Maybe he had more to protect.
Maybe he had more to hide.
Either way, Selina wasn’t going to pop those locks in seven minutes. She’d need an hour just to diagnose them, and maybe a day to collect the materials to counteract them—if they could be countered. If they needed to be countered. Doors were supposed to be the easiest way into an apartment—that’s why people put locks on them—but they were hardly the only way.
“Who are you?” Selina asked the door. “Fancy locks, frightened woman. What makes you tick, Eddie Lobb?”

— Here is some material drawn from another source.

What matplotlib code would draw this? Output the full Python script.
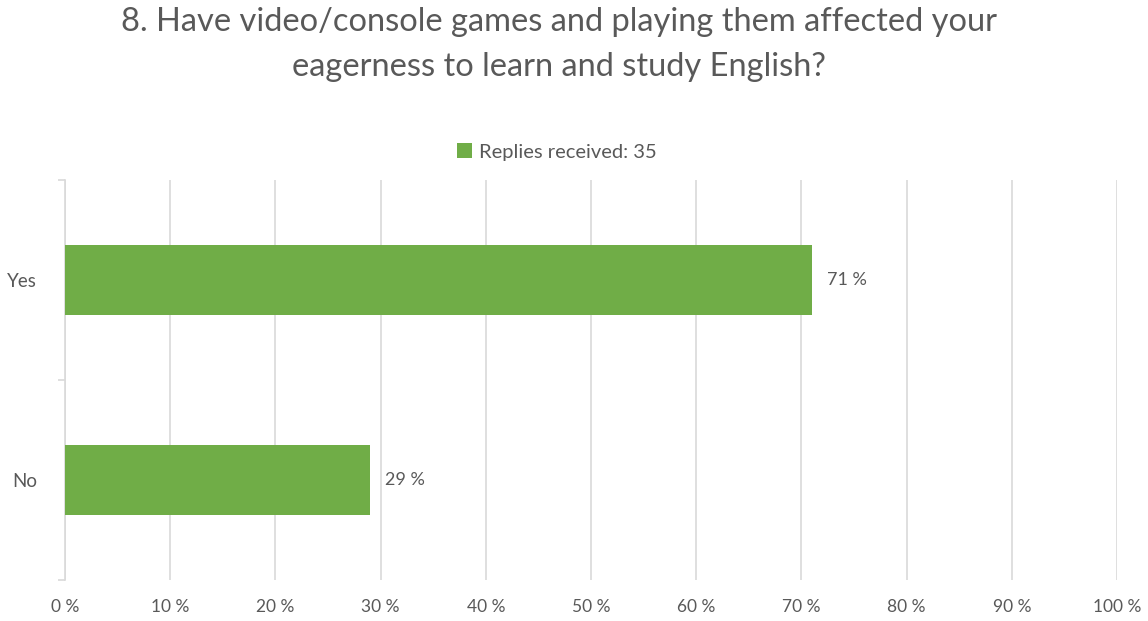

She left the flowers propped against the door—let him guess who was sending flowers to his missing girlfriend. With her eyes closed she rechecked her spatial memory. Then, hearing the cables twang and suspecting that the gargoyle was shortchanging her ten minutes, she hurried away from the door.
Chapter Nine
The evening rush was in full swing when Selina, still dressed in her generic jumpsuit, marched into the lobby of another building from which she expected to get a good look at Eddie Lobb’s windows. It was a modern building, with a facade resembling a mirror more than a wedding cake. There were no fire escapes. She announced to the doorman—a more typical specimen of the breed—that she was going to wash some windows. The doorman didn’t ask why she was alone, why she wanted to wash windows when it was getting dark, or why she’d wash them when it had just stopped raining. Instead, shrugging, he adjusted the elevator control panel so she wouldn’t have to take the stairs to the roof.